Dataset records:
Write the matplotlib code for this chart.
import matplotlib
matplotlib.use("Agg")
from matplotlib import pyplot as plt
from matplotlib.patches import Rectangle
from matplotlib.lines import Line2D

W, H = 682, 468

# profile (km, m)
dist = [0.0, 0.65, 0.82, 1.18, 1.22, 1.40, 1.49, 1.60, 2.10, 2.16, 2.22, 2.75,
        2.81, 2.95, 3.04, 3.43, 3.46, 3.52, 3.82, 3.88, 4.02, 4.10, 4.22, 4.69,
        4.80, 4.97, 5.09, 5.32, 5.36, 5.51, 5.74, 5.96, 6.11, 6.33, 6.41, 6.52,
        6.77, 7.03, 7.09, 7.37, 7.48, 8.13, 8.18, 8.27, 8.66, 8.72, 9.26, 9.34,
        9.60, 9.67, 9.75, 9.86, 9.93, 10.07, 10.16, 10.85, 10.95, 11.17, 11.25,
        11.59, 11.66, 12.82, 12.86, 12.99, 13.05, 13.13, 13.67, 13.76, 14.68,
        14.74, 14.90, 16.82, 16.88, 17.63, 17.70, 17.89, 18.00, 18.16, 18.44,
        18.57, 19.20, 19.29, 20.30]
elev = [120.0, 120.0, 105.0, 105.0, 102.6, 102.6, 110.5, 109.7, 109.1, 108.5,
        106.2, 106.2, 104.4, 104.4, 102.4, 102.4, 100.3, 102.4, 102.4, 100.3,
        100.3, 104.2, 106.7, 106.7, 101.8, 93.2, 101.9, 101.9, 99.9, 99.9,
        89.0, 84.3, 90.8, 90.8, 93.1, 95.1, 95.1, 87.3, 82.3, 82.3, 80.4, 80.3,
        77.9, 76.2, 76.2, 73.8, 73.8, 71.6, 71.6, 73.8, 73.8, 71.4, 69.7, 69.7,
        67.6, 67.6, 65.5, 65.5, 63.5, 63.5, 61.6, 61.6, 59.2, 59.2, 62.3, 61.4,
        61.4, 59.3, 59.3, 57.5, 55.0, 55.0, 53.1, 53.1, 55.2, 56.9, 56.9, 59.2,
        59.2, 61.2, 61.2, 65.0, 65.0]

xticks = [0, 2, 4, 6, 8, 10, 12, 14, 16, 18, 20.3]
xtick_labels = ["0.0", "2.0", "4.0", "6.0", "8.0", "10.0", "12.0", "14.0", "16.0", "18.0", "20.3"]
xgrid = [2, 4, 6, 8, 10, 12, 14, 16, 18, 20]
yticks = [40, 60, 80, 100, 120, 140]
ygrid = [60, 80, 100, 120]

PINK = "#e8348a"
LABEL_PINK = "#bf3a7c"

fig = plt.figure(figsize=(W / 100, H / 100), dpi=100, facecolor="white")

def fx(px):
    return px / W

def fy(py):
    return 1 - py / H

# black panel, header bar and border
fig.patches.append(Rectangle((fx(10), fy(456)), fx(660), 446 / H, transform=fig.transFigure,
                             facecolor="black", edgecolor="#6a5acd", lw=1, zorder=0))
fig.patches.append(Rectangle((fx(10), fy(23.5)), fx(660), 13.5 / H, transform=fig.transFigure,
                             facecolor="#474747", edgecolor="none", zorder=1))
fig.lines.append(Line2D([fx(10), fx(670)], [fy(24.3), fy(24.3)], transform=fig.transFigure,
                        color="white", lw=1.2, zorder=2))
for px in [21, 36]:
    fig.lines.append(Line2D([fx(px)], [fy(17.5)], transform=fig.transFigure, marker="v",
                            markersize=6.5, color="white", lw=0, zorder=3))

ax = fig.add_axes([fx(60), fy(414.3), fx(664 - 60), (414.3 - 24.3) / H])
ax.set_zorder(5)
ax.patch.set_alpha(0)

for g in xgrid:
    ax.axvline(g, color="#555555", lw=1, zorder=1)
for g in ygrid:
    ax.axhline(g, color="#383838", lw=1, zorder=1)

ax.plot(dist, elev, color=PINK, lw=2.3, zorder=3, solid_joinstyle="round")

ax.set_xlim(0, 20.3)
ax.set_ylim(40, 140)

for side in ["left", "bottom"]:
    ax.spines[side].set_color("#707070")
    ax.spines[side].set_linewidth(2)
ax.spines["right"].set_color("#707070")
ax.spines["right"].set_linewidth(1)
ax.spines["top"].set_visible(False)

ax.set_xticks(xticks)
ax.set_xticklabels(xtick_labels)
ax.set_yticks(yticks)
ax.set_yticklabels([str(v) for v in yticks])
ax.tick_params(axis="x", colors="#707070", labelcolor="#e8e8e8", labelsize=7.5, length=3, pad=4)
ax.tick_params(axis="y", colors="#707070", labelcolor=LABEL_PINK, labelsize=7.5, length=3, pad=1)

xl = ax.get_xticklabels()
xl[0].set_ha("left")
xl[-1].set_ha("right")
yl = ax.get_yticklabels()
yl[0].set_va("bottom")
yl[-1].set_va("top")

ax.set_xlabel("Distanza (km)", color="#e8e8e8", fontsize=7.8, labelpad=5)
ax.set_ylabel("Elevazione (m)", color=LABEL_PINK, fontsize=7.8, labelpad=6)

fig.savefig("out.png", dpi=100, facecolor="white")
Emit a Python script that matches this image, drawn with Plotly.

#### [Aim]
Your task is to repeat each line of the material exactly.

#### [Expected answer]
Write the matplotlib code for this chart.
import matplotlib
matplotlib.use("Agg")
from matplotlib import pyplot as plt
from matplotlib.patches import Rectangle
from matplotlib.lines import Line2D

W, H = 682, 468

# profile (km, m)
dist = [0.0, 0.65, 0.82, 1.18, 1.22, 1.40, 1.49, 1.60, 2.10, 2.16, 2.22, 2.75,
        2.81, 2.95, 3.04, 3.43, 3.46, 3.52, 3.82, 3.88, 4.02, 4.10, 4.22, 4.69,
        4.80, 4.97, 5.09, 5.32, 5.36, 5.51, 5.74, 5.96, 6.11, 6.33, 6.41, 6.52,
        6.77, 7.03, 7.09, 7.37, 7.48, 8.13, 8.18, 8.27, 8.66, 8.72, 9.26, 9.34,
        9.60, 9.67, 9.75, 9.86, 9.93, 10.07, 10.16, 10.85, 10.95, 11.17, 11.25,
        11.59, 11.66, 12.82, 12.86, 12.99, 13.05, 13.13, 13.67, 13.76, 14.68,
        14.74, 14.90, 16.82, 16.88, 17.63, 17.70, 17.89, 18.00, 18.16, 18.44,
        18.57, 19.20, 19.29, 20.30]
elev = [120.0, 120.0, 105.0, 105.0, 102.6, 102.6, 110.5, 109.7, 109.1, 108.5,
        106.2, 106.2, 104.4, 104.4, 102.4, 102.4, 100.3, 102.4, 102.4, 100.3,
        100.3, 104.2, 106.7, 106.7, 101.8, 93.2, 101.9, 101.9, 99.9, 99.9,
        89.0, 84.3, 90.8, 90.8, 93.1, 95.1, 95.1, 87.3, 82.3, 82.3, 80.4, 80.3,
        77.9, 76.2, 76.2, 73.8, 73.8, 71.6, 71.6, 73.8, 73.8, 71.4, 69.7, 69.7,
        67.6, 67.6, 65.5, 65.5, 63.5, 63.5, 61.6, 61.6, 59.2, 59.2, 62.3, 61.4,
        61.4, 59.3, 59.3, 57.5, 55.0, 55.0, 53.1, 53.1, 55.2, 56.9, 56.9, 59.2,
        59.2, 61.2, 61.2, 65.0, 65.0]

xticks = [0, 2, 4, 6, 8, 10, 12, 14, 16, 18, 20.3]
xtick_labels = ["0.0", "2.0", "4.0", "6.0", "8.0", "10.0", "12.0", "14.0", "16.0", "18.0", "20.3"]
xgrid = [2, 4, 6, 8, 10, 12, 14, 16, 18, 20]
yticks = [40, 60, 80, 100, 120, 140]
ygrid = [60, 80, 100, 120]

PINK = "#e8348a"
LABEL_PINK = "#bf3a7c"

fig = plt.figure(figsize=(W / 100, H / 100), dpi=100, facecolor="white")

def fx(px):
    return px / W

def fy(py):
    return 1 - py / H

# black panel, header bar and border
fig.patches.append(Rectangle((fx(10), fy(456)), fx(660), 446 / H, transform=fig.transFigure,
                             facecolor="black", edgecolor="#6a5acd", lw=1, zorder=0))
fig.patches.append(Rectangle((fx(10), fy(23.5)), fx(660), 13.5 / H, transform=fig.transFigure,
                             facecolor="#474747", edgecolor="none", zorder=1))
fig.lines.append(Line2D([fx(10), fx(670)], [fy(24.3), fy(24.3)], transform=fig.transFigure,
                        color="white", lw=1.2, zorder=2))
for px in [21, 36]:
    fig.lines.append(Line2D([fx(px)], [fy(17.5)], transform=fig.transFigure, marker="v",
                            markersize=6.5, color="white", lw=0, zorder=3))

ax = fig.add_axes([fx(60), fy(414.3), fx(664 - 60), (414.3 - 24.3) / H])
ax.set_zorder(5)
ax.patch.set_alpha(0)

for g in xgrid:
    ax.axvline(g, color="#555555", lw=1, zorder=1)
for g in ygrid:
    ax.axhline(g, color="#383838", lw=1, zorder=1)

ax.plot(dist, elev, color=PINK, lw=2.3, zorder=3, solid_joinstyle="round")

ax.set_xlim(0, 20.3)
ax.set_ylim(40, 140)

for side in ["left", "bottom"]:
    ax.spines[side].set_color("#707070")
    ax.spines[side].set_linewidth(2)
ax.spines["right"].set_color("#707070")
ax.spines["right"].set_linewidth(1)
ax.spines["top"].set_visible(False)

ax.set_xticks(xticks)
ax.set_xticklabels(xtick_labels)
ax.set_yticks(yticks)
ax.set_yticklabels([str(v) for v in yticks])
ax.tick_params(axis="x", colors="#707070", labelcolor="#e8e8e8", labelsize=7.5, length=3, pad=4)
ax.tick_params(axis="y", colors="#707070", labelcolor=LABEL_PINK, labelsize=7.5, length=3, pad=1)

xl = ax.get_xticklabels()
xl[0].set_ha("left")
xl[-1].set_ha("right")
yl = ax.get_yticklabels()
yl[0].set_va("bottom")
yl[-1].set_va("top")

ax.set_xlabel("Distanza (km)", color="#e8e8e8", fontsize=7.8, labelpad=5)
ax.set_ylabel("Elevazione (m)", color=LABEL_PINK, fontsize=7.8, labelpad=6)

fig.savefig("out.png", dpi=100, facecolor="white")
Emit a Python script that matches this image, drawn with Plotly.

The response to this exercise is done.